Se eu fosse um menino… eu teria me “apaixonado” aos dez anos, como aconteceu, ou só aos 14, quando realmente gostei de alguém? Eu teria chorado tardes e tardes porque uma médica me disse “já que o problema é estético, não mexe”, mesmo que hoje eu concorde com ela? E o tanto que eu chorei quando disseram que a Síndrome de Kipple Trenaunay poderia me dar trombose ao engravidar, e que se eu quisesse ter filhos eu teria de adotar? Quantos homens gastariam lágrimas por não poder ter um filho biológicos, versus quantas gurias?

No fim, até meu rosto é uma expressão de luta pelo direito à dignidade, à igualdade.
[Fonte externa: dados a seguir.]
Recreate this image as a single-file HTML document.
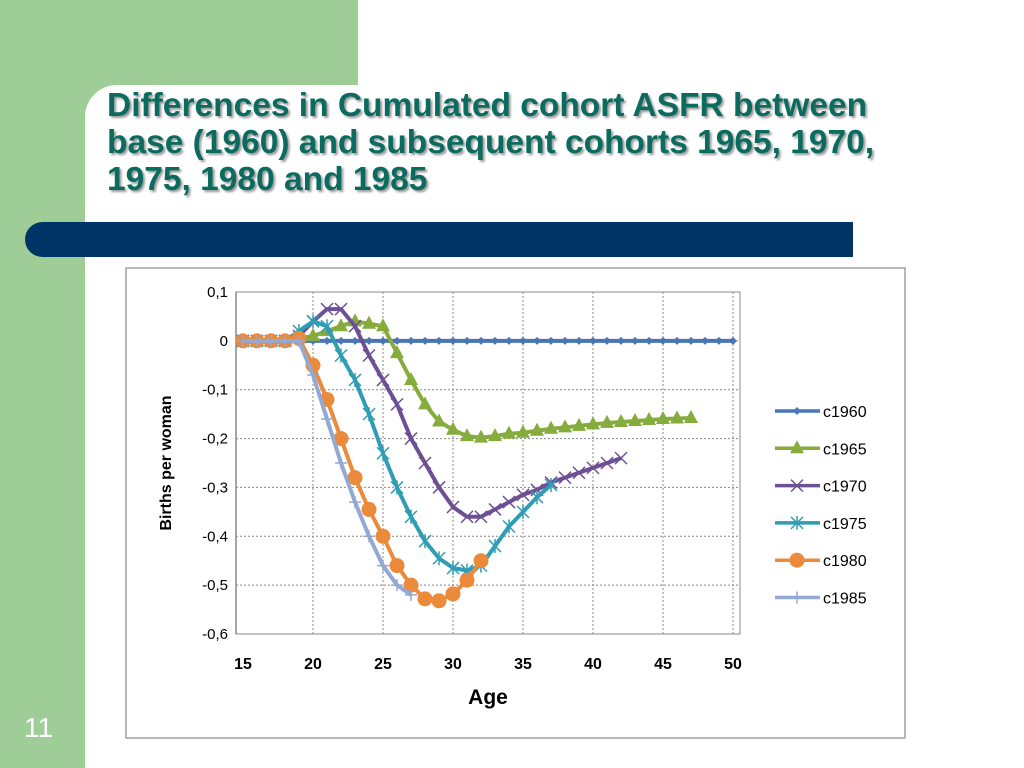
<!DOCTYPE html>
<html><head><meta charset="utf-8"><style>
body{margin:0;width:1024px;height:768px;overflow:hidden;background:#9fcd97;font-family:"Liberation Sans",sans-serif;position:relative}
#white{position:absolute;left:85px;top:85px;width:939px;height:683px;background:#fff;border-top-left-radius:32px}
#topwhite{position:absolute;left:358px;top:0;width:666px;height:90px;background:#fff}
#title{position:absolute;left:107px;top:87px;font-size:33.5px;font-weight:bold;color:#0b6b5e;line-height:37px;text-shadow:2px 2px 2px #9a9a9a;white-space:nowrap}
#bar{position:absolute;left:25px;top:222px;width:828px;height:35px;background:#003366;border-radius:18px 0 0 18px}
#num{position:absolute;left:24px;top:712px;font-size:28px;color:#fff}
svg{position:absolute;left:0;top:0}
</style></head><body>
<div id="white"></div>
<div id="topwhite"></div>
<div id="title">Differences in Cumulated cohort ASFR between<br>base (1960) and subsequent cohorts 1965, 1970,<br>1975, 1980 and 1985</div>
<div id="bar"></div>
<div id="num">11</div>
<svg width="1024" height="768" id="chart">
<rect x="126" y="268" width="779" height="470" fill="#fff" stroke="#a0a0a0" stroke-width="1.5"/>
</svg>
<script>
const ages=[15,16,17,18,19,20,21,22,23,24,25,26,27,28,29,30,31,32,33,34,35,36,37,38,39,40,41,42,43,44,45,46,47,48,49,50];
const c1960=[0,0,0,0,0,0,0,0,0,0,0,0,0,0,0,0,0,0,0,0,0,0,0,0,0,0,0,0,0,0,0,0,0,0,0,0];
const c1965=[0,0,0,0,0.005,0.01,0.02,0.03,0.04,0.035,0.03,-0.025,-0.08,-0.13,-0.165,-0.182,-0.195,-0.198,-0.195,-0.19,-0.188,-0.184,-0.18,-0.177,-0.174,-0.171,-0.168,-0.166,-0.164,-0.162,-0.16,-0.159,-0.158];
const c1970=[0,0,0,0,0.01,0.04,0.065,0.065,0.03,-0.03,-0.08,-0.13,-0.2,-0.25,-0.3,-0.34,-0.36,-0.36,-0.345,-0.33,-0.315,-0.305,-0.29,-0.28,-0.27,-0.26,-0.25,-0.24];
const c1975=[0,0,0,0,0.02,0.04,0.03,-0.03,-0.08,-0.15,-0.23,-0.3,-0.36,-0.41,-0.445,-0.465,-0.47,-0.46,-0.42,-0.38,-0.35,-0.32,-0.295];
const c1980=[0,0,0,0,0.005,-0.05,-0.12,-0.2,-0.28,-0.345,-0.4,-0.46,-0.5,-0.528,-0.532,-0.518,-0.49,-0.45];
const c1985=[0,0,0,0,0,-0.07,-0.16,-0.25,-0.33,-0.4,-0.46,-0.5,-0.52];
const yTicks=["0,1","0","-0,1","-0,2","-0,3","-0,4","-0,5","-0,6"];
const yVals=[0.1,0,-0.1,-0.2,-0.3,-0.4,-0.5,-0.6];
const xTicks=[15,20,25,30,35,40,45,50];
const names=["c1960","c1965","c1970","c1975","c1980","c1985"];
const colors=["#4a76b8","#86ac3e","#6d4f94","#2f9db3","#ea8a3a","#93a9d4"];
const series=[c1960,c1965,c1970,c1975,c1980,c1985];
const markers=["diamond","tri","x","star","circle","plus"];
const NS="http://www.w3.org/2000/svg";
const svg=document.getElementById('chart');
const X0=236,X1=740,Y0=292,Y1=634;
const xs=a=>243+(a-15)*(733-243)/35;
const ys=v=>Y0+(0.1-v)/0.7*(Y1-Y0);
function mk(t,at){const e=document.createElementNS(NS,t);for(const k in at)e.setAttribute(k,at[k]);svg.appendChild(e);return e;}
yVals.forEach((v,i)=>{
  if(i>0){const g=mk('line',{x1:X0,x2:X1,y1:ys(v),y2:ys(v),stroke:'#888','stroke-dasharray':'2,2'});
  
  }
  const t=mk('text',{x:X0-8,y:ys(v)+5,'text-anchor':'end','font-size':15,fill:'#000'});t.textContent=yTicks[i];
  
  
});
xTicks.forEach(a=>{
  if(a>15){const g=mk('line',{x1:xs(a),x2:xs(a),y1:Y0,y2:Y1,stroke:'#888','stroke-dasharray':'2,2'});
  
  }
  const t=mk('text',{x:xs(a),y:Y1+35,'text-anchor':'middle','font-size':16,'font-weight':'bold'});t.textContent=a;
  
  
});
mk('rect',{x:X0,y:Y0,width:X1-X0,height:Y1-Y0,fill:'none',stroke:'#888'});
mk('line',{x1:X0,x2:X0,y1:Y0,y2:Y1,stroke:'#888','stroke-width':1.5});
let t=mk('text',{x:488,y:704,'text-anchor':'middle','font-size':21,'font-weight':'bold'});t.textContent='Age';


t=mk('text',{x:0,y:0,'text-anchor':'middle','font-size':16,'font-weight':'bold',transform:'translate(171,463) rotate(-90)'});t.textContent='Births per woman';


function marker(type,x,y,c){
  let e;
  if(type=='diamond')e=mk('polygon',{points:`${x},${y-4} ${x+4},${y} ${x},${y+4} ${x-4},${y}`,fill:c});
  else if(type=='tri')e=mk('polygon',{points:`${x},${y-8} ${x+7},${y+5} ${x-7},${y+5}`,fill:c});
  else if(type=='circle')e=mk('circle',{cx:x,cy:y,r:7.5,fill:c});
  else if(type=='x')e=mk('path',{d:`M${x-6} ${y-6}L${x+6} ${y+6}M${x-6} ${y+6}L${x+6} ${y-6}`,stroke:c,'stroke-width':1.5});
  else if(type=='star')e=mk('path',{d:`M${x-6} ${y-6}L${x+6} ${y+6}M${x-6} ${y+6}L${x+6} ${y-6}M${x} ${y-7}L${x} ${y+7}`,stroke:c,'stroke-width':1.5});
  else e=mk('path',{d:`M${x-6} ${y}L${x+6} ${y}M${x} ${y-6}L${x} ${y+6}`,stroke:c,'stroke-width':1.5});
  return e;
}
series.forEach((d,si)=>{
  const pts=d.map((v,i)=>xs(ages[i])+','+ys(v)).join(' ');
  const l=mk('polyline',{points:pts,fill:'none',stroke:colors[si],'stroke-width':4,'stroke-linejoin':'round'});
  
  
  d.forEach((v,i)=>{const m=marker(markers[si],xs(ages[i]),ys(v),colors[si]);
    
    });
  const ly=411+si*37.3;
  const ll=mk('line',{x1:775,x2:820,y1:ly,y2:ly,stroke:colors[si],'stroke-width':3.5});
  
  
  marker(markers[si],797,ly,colors[si]);
  const lt=mk('text',{x:823,y:ly+6,'font-size':16});lt.textContent=names[si];
  
  
});
</script>
</body></html>
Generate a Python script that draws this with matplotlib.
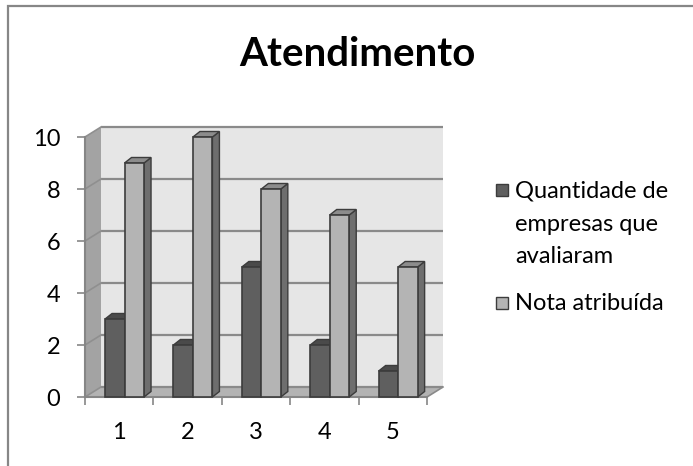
import matplotlib
matplotlib.use("Agg")
import matplotlib.pyplot as plt
from matplotlib.patches import Polygon, Rectangle

plt.rcParams['font.family'] = ['Lato', 'DejaVu Sans']

# ---- data ----
categories = ['1', '2', '3', '4', '5']
quantidade = [3, 2, 5, 2, 1]
nota = [9, 10, 8, 7, 5]
series_labels = ['Quantidade de\nempresas que\navaliaram', 'Nota atribuída']
title = 'Atendimento'
yticks = [0, 2, 4, 6, 8, 10]

# ---- style ----
W, H = 693, 466
DARK = '#5f5f5f'; DARK_TOP = '#4a4a4a'; DARK_SIDE = '#444444'
LIGHT = '#b4b4b4'; LIGHT_TOP = '#8c8c8c'; LIGHT_SIDE = '#6e6e6e'
EDGE = '#3c3c3c'
WALL = '#e6e6e6'; SIDEWALL = '#a3a3a3'; FLOOR = '#b3b3b3'
GRID = '#8a8a8a'; AXIS = '#868686'
FS = 17

fig = plt.figure(figsize=(W / 100, H / 100), dpi=100)
fig.patch.set_facecolor('white')

# frame around chart area
fig.patches.append(Rectangle((8 / W, -0.1), 1.2, (H - 6) / H + 0.1, transform=fig.transFigure,
                             fill=False, edgecolor='#878787', linewidth=1.6))

left, right, top, bottom = 85, 427, 137, 397
ax = fig.add_axes([left / W, 1 - bottom / H, (right - left) / W, (bottom - top) / H])
ax.set_xlim(0.5, 5.5)
ax.set_ylim(0, 10)
ax.patch.set_visible(False)

px_x = (right - left) / 5.0
px_y = (bottom - top) / 10.0
DX, DY = 16 / px_x, 10 / px_y          # wall depth
BDX, BDY = 7 / px_x, 5.5 / px_y        # bar depth

x0, x1 = 0.5, 5.5
ymax = 10
# back wall
ax.add_patch(Polygon([(x0 + DX, DY), (x1 + DX, DY), (x1 + DX, ymax + DY), (x0 + DX, ymax + DY)],
                     closed=True, facecolor=WALL, edgecolor='none', zorder=0, clip_on=False))
# left wall
ax.add_patch(Polygon([(x0, 0), (x0 + DX, DY), (x0 + DX, ymax + DY), (x0, ymax)],
                     closed=True, facecolor=SIDEWALL, edgecolor='none', zorder=0.5, clip_on=False))
# floor
ax.add_patch(Polygon([(x0, 0), (x1, 0), (x1 + DX, DY), (x0 + DX, DY)],
                     closed=True, facecolor=FLOOR, edgecolor='none', zorder=0.6, clip_on=False))
# gridlines on back and left wall
for v in yticks:
    ax.plot([x0 + DX, x1 + DX], [v + DY, v + DY], color=GRID, lw=1.6, zorder=0.7, clip_on=False,
            solid_capstyle='butt')
    ax.plot([x0, x0 + DX], [v, v + DY], color='#8f8f8f', lw=1.2, zorder=0.7, clip_on=False)
ax.plot([x1, x1 + DX], [0, DY], color=GRID, lw=1.2, zorder=0.7, clip_on=False)

# bars
bw = 0.285
offsets = [-0.207, 0.078]
series = [quantidade, nota]
fronts = [DARK, LIGHT]
tops = [DARK_TOP, LIGHT_TOP]
sides = [DARK_SIDE, LIGHT_SIDE]
z = 2
for i, c in enumerate(range(1, len(categories) + 1)):
    for s in range(2):
        h = series[s][i]
        xl = c + offsets[s]
        xr = xl + bw
        ax.add_patch(Polygon([(xr, 0), (xr + BDX, BDY), (xr + BDX, h + BDY), (xr, h)], closed=True,
                             facecolor=sides[s], edgecolor=EDGE, lw=1.0, zorder=z, clip_on=False))
        ax.add_patch(Polygon([(xl, h), (xr, h), (xr + BDX, h + BDY), (xl + BDX, h + BDY)], closed=True,
                             facecolor=tops[s], edgecolor=EDGE, lw=1.0, zorder=z, clip_on=False))
        ax.bar([xl], [h], width=bw, align='edge', color=fronts[s], edgecolor=EDGE, linewidth=1.2,
               zorder=z + 0.1, clip_on=False)
        z += 0.2

# axes styling
for sp in ['top', 'right']:
    ax.spines[sp].set_visible(False)
for sp in ['left', 'bottom']:
    ax.spines[sp].set_color(AXIS)
    ax.spines[sp].set_linewidth(1.5)
    ax.spines[sp].set_zorder(1)

ax.set_yticks(yticks)
ax.set_yticklabels([str(v) for v in yticks])
ax.tick_params(axis='y', length=5.8, width=1.2, color=AXIS, pad=12, labelsize=FS, labelcolor='black')
ax.set_xticks(range(1, len(categories) + 1))
ax.set_xticklabels(categories)
ax.set_xticks([k + 0.5 for k in range(0, len(categories) + 1)], minor=True)
ax.tick_params(axis='x', which='major', length=0, pad=18, labelsize=FS, labelcolor='black')
ax.tick_params(axis='x', which='minor', length=5.8, width=1.2, color=AXIS)

# title
fig.text(357 / W, 1 - 55 / H, title, ha='center', va='center', fontsize=29, fontweight='bold')

# legend
leg_y = [(190, [198, 231, 263]), (303, [310])]
for s, (sq_c, baselines) in enumerate(leg_y):
    fig.patches.append(Rectangle((496 / W, 1 - (sq_c + 6) / H), 12 / W, 12 / H, transform=fig.transFigure,
                                 facecolor=fronts[s], edgecolor=EDGE, linewidth=1.0))
    for line, b in zip(series_labels[s].split('\n'), baselines):
        fig.text(515 / W, 1 - b / H, line, ha='left', va='baseline', fontsize=FS)

fig.savefig('out.png', dpi=100)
Mesmo sendo a coisa mais comum do mundo pra mim, para muita gente não é. E a forma que “a sociedade” lida com isso diz muito sobre quem ela é. Ela é machista. O que podemos fazer para que ela vá sendo menos e menos machista, até deixar de ser?

Um comentário em “Como eles e nós lidamos com nossos defeitos”

  1. Marta estava sentindo falta de seus textos verdadeiros. Sim, concordo com vc que este peso recai muito mais sobre a estética feminina. E uma das coisas que podemos fazer para que seja cada vez menos machista? Continuar firme e forte nos empoderando e empoderando mais 10 mulheres ao nosso redor. Beijos.